Rows from a dataset of charts and code:
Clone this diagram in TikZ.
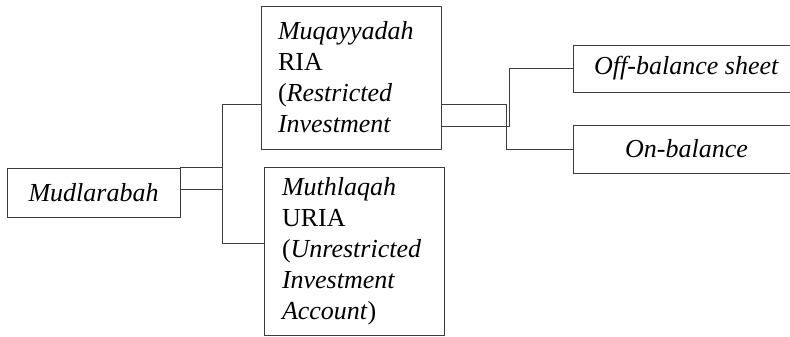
\documentclass[tikz,border=0pt]{standalone}
\usepackage{fontspec}
\setmainfont{Liberation Serif}
\usetikzlibrary{positioning}

\begin{document}
\begin{tikzpicture}[x=1pt, y=-1pt, line width=0.8pt]
% Define colors
\definecolor{linecolor}{RGB}{60, 60, 60}

\tikzset{
    boxnode/.style={draw=linecolor, inner sep=0pt, font=\fontsize{26}{31}\selectfont},
    textbox/.style={boxnode, align=left, inner ysep=0pt},
    link/.style={draw=linecolor}
}

\useasboundingbox (0,0) rectangle (790,337);
\clip (0,0) rectangle (790,337);

% Mudlarabah box
\node[boxnode, minimum width=173, minimum height=49] (mud) at (93.5,192.5) {\textit{Mudlarabah}};

% RIA and URIA boxes
\node[textbox, inner xsep=17, text width=146, minimum height=143] (ria) at (351,77.5)
    {\textit{Muqayyadah}\\ RIA\\ (\textit{Restricted}\\ \textit{Investment}};
\node[textbox, inner xsep=18, text width=144, minimum height=168] (uria) at (354,251)
    {\textit{Muthlaqah}\\ URIA\\ (\textit{Unrestricted}\\ \textit{Investment}\\ \textit{Account})};

% Balance sheet boxes
\node[boxnode, minimum width=227, minimum height=47] (offb) at (686.5,68.5) {\textit{Off-balance sheet}};
\node[boxnode, minimum width=227, minimum height=48] (onb) at (686.5,149) {\textit{On-balance}};

% Junctions
\coordinate (trunktop) at (222,104);
\coordinate (trunkbot) at (222,243);
\coordinate (onjoin) at (506,104);
\coordinate (offjoin) at (509,126);

% Left connectors
\draw[link] (mud.north east) -- (mud.north east -| trunktop);
\draw[link] ([yshift=3.5pt]mud.east) -- ([yshift=3.5pt]mud.east -| trunktop);
\draw[link] (trunktop) -- (trunkbot);
\draw[link] (trunktop) -- (trunktop -| ria.west);
\draw[link] (trunkbot) -- (trunkbot -| uria.west);

% Right connectors
\draw[link] (onjoin -| ria.east) -- (onjoin) |- (onb.west);
\draw[link] (offjoin -| ria.east) -- (offjoin) |- (offb.west);
\end{tikzpicture}
\end{document}
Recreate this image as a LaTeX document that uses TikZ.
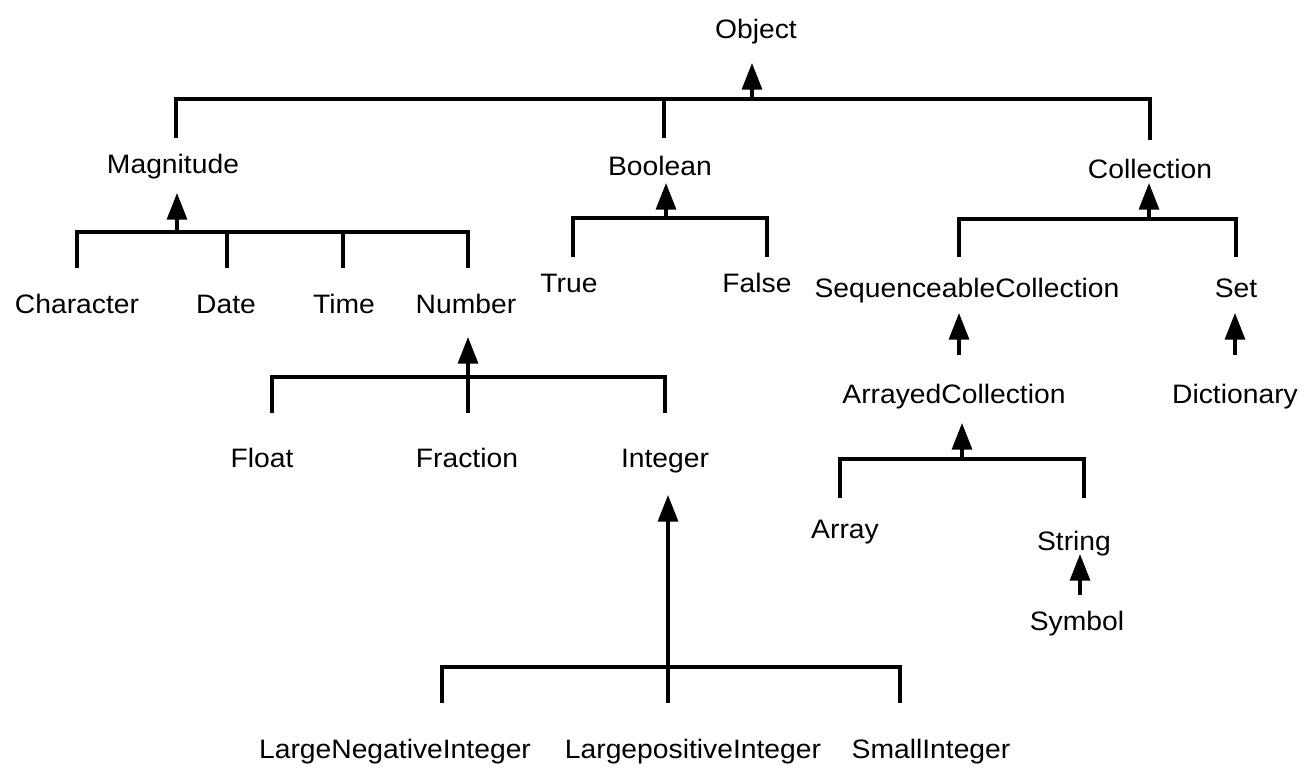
\documentclass[tikz,border=0pt]{standalone}
\usepackage{fontspec}
\setmainfont{Liberation Sans}[FakeStretch=1.06]
\usetikzlibrary{arrows.meta}
\begin{document}
\begin{tikzpicture}[x=0.75pt,y=-0.75pt,
  lbl/.style={anchor=base,inner sep=0pt,font=\fontsize{20}{24}\selectfont},
  link/.style={line width=2.4pt},
  isa/.style={line width=2.4pt,-{Triangle[length=20pt,width=15pt]}}]
\useasboundingbox (0,0) rectangle (1307,769);
% ---------- labels ----------
\node[lbl] (Object) at (756,38) {Object};
\node[lbl] (Magnitude) at (173,173) {Magnitude};
\node[lbl] (Boolean) at (660,175) {Boolean};
\node[lbl] (Collection) at (1150,178) {Collection};
\node[lbl] (Character) at (77,313) {Character};
\node[lbl] (Date) at (226,313) {Date};
\node[lbl] (Time) at (344,313) {Time};
\node[lbl] (Number) at (466,313) {Number};
\node[lbl] (True) at (569,292) {True};
\node[lbl] (False) at (757,292) {False};
\node[lbl] (Seq) at (967,297) {SequenceableCollection};
\node[lbl] (Set) at (1236,297) {Set};
\node[lbl] (Arrayed) at (954,403) {ArrayedCollection};
\node[lbl] (Dictionary) at (1235,403) {Dictionary};
\node[lbl] (Float) at (262,467) {Float};
\node[lbl] (Fraction) at (467,467) {Fraction};
\node[lbl] (Integer) at (665,467) {Integer};
\node[lbl] (Array) at (845,538) {Array};
\node[lbl] (String) at (1074,550) {String};
\node[lbl] (Symbol) at (1077,630) {Symbol};
\node[lbl] (LNI) at (395,758) {LargeNegativeInteger};
\node[lbl] (LPI) at (693,758) {LargepositiveInteger};
\node[lbl] (SI) at (931,758) {SmallInteger};
% ---------- Object level ----------
\coordinate (tObj) at (752,63);
\coordinate (jObj) at (752,99);
\coordinate (bObjL) at (176,99);
\coordinate (bObjM) at (664,99);
\coordinate (bObjR) at (1150,99);
\coordinate (dMag) at (176,138);
\coordinate (dBool) at (664,138);
\coordinate (dColl) at (1150,140);
\draw[link] (dMag) -- (bObjL) -- (bObjR) -- (dColl);
\draw[link] (bObjM) -- (dBool);
\draw[isa] (jObj) -- (tObj);
% ---------- Magnitude ----------
\coordinate (tMag) at (177,193);
\coordinate (jMag) at (177,232);
\coordinate (bMagL) at (77,232);
\coordinate (bMagD) at (227,232);
\coordinate (bMagT) at (343,232);
\coordinate (bMagR) at (468,232);
\coordinate (dChar) at (77,268);
\coordinate (dDate) at (227,268);
\coordinate (dTime) at (343,268);
\coordinate (dNum) at (468,268);
\draw[link] (dChar) -- (bMagL) -- (bMagR) -- (dNum);
\draw[link] (bMagD) -- (dDate);
\draw[link] (bMagT) -- (dTime);
\draw[isa] (jMag) -- (tMag);
% ---------- Boolean ----------
\coordinate (tBool) at (666,183);
\coordinate (jBool) at (666,218);
\coordinate (bBoolL) at (573,218);
\coordinate (bBoolR) at (767,218);
\coordinate (dTrue) at (573,257);
\coordinate (dFalse) at (767,257);
\draw[link] (dTrue) -- (bBoolL) -- (bBoolR) -- (dFalse);
\draw[isa] (jBool) -- (tBool);
% ---------- Collection ----------
\coordinate (tColl) at (1149,183);
\coordinate (jColl) at (1149,219);
\coordinate (bCollL) at (959,219);
\coordinate (bCollR) at (1236,219);
\coordinate (dSeq) at (959,257);
\coordinate (dSet) at (1236,257);
\draw[link] (dSeq) -- (bCollL) -- (bCollR) -- (dSet);
\draw[isa] (jColl) -- (tColl);
% ---------- single links ----------
\coordinate (tSeq) at (959,313);
\coordinate (sArr) at (959,355);
\draw[isa] (sArr) -- (tSeq);
\coordinate (tSet) at (1235,313);
\coordinate (sDict) at (1235,355);
\draw[isa] (sDict) -- (tSet);
\coordinate (tStr) at (1080,554);
\coordinate (sSym) at (1080,595);
\draw[isa] (sSym) -- (tStr);
% ---------- ArrayedCollection ----------
\coordinate (tArr) at (962,423);
\coordinate (jArr) at (962,459);
\coordinate (bArrL) at (840,459);
\coordinate (bArrR) at (1084,459);
\coordinate (dArray) at (840,498);
\coordinate (dString) at (1084,498);
\draw[link] (dArray) -- (bArrL) -- (bArrR) -- (dString);
\draw[isa] (jArr) -- (tArr);
% ---------- Number ----------
\coordinate (tNum) at (468,337);
\coordinate (jNum) at (468,377);
\coordinate (bNumL) at (272,377);
\coordinate (bNumR) at (665,377);
\coordinate (dFloat) at (272,413);
\coordinate (dFrac) at (468,413);
\coordinate (dInt) at (665,413);
\draw[link] (dFloat) -- (bNumL) -- (bNumR) -- (dInt);
\draw[link] (jNum) -- (dFrac);
\draw[isa] (jNum) -- (tNum);
% ---------- Integer ----------
\coordinate (tInt) at (668,495);
\coordinate (jInt) at (668,667);
\coordinate (bIntL) at (442,667);
\coordinate (bIntR) at (900,667);
\coordinate (dLNI) at (442,703);
\coordinate (dLPI) at (668,703);
\coordinate (dSI) at (900,703);
\draw[link] (dLNI) -- (bIntL) -- (bIntR) -- (dSI);
\draw[link] (jInt) -- (dLPI);
\draw[isa] (jInt) -- (tInt);
\end{tikzpicture}
\end{document}
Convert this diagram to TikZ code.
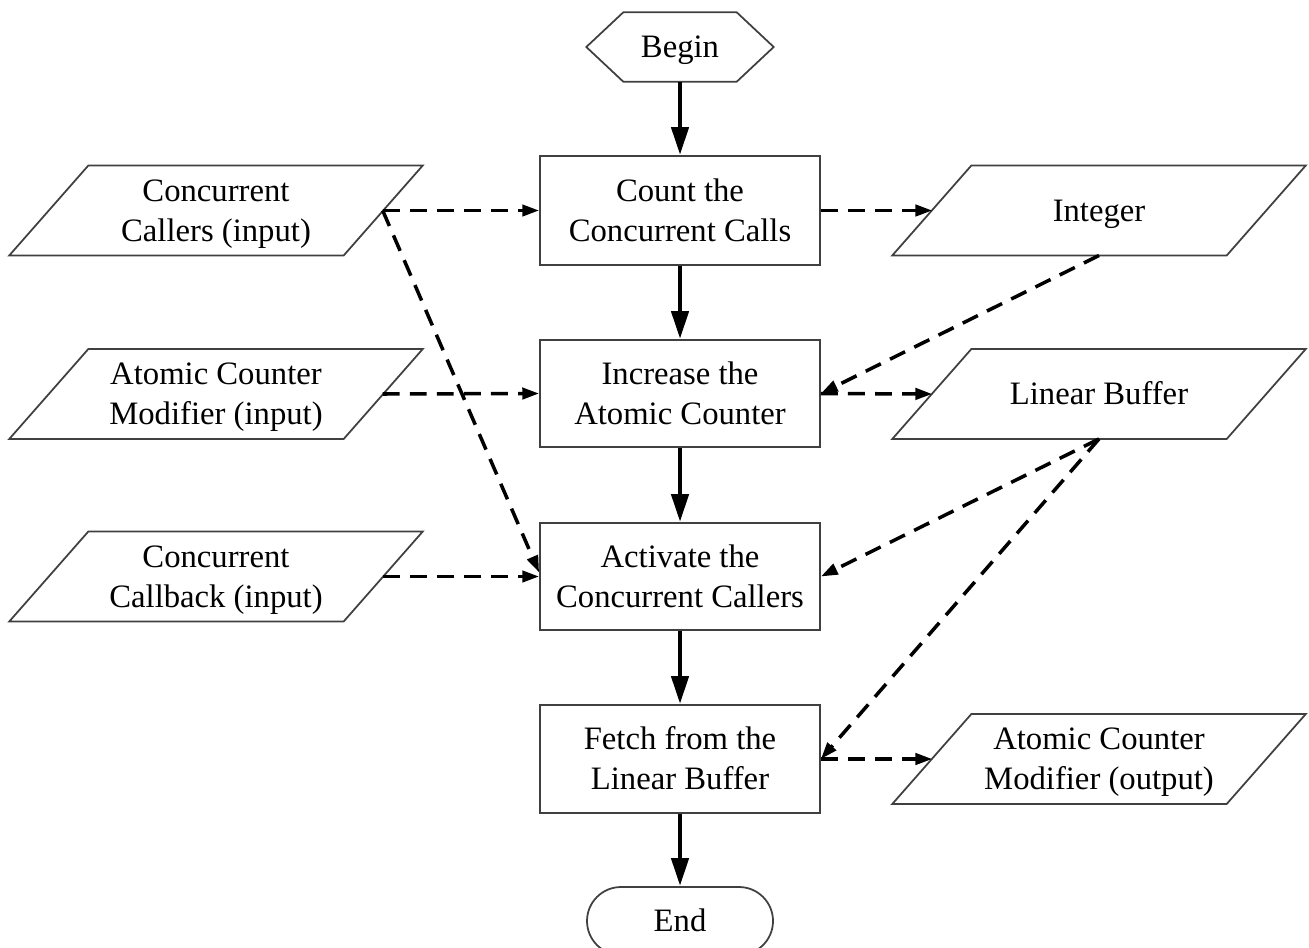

Exercise instructions:
Check every line for "diagram" and show the ones that have it.

Expected output:
Clone this diagram in TikZ.
Convert this diagram to TikZ code.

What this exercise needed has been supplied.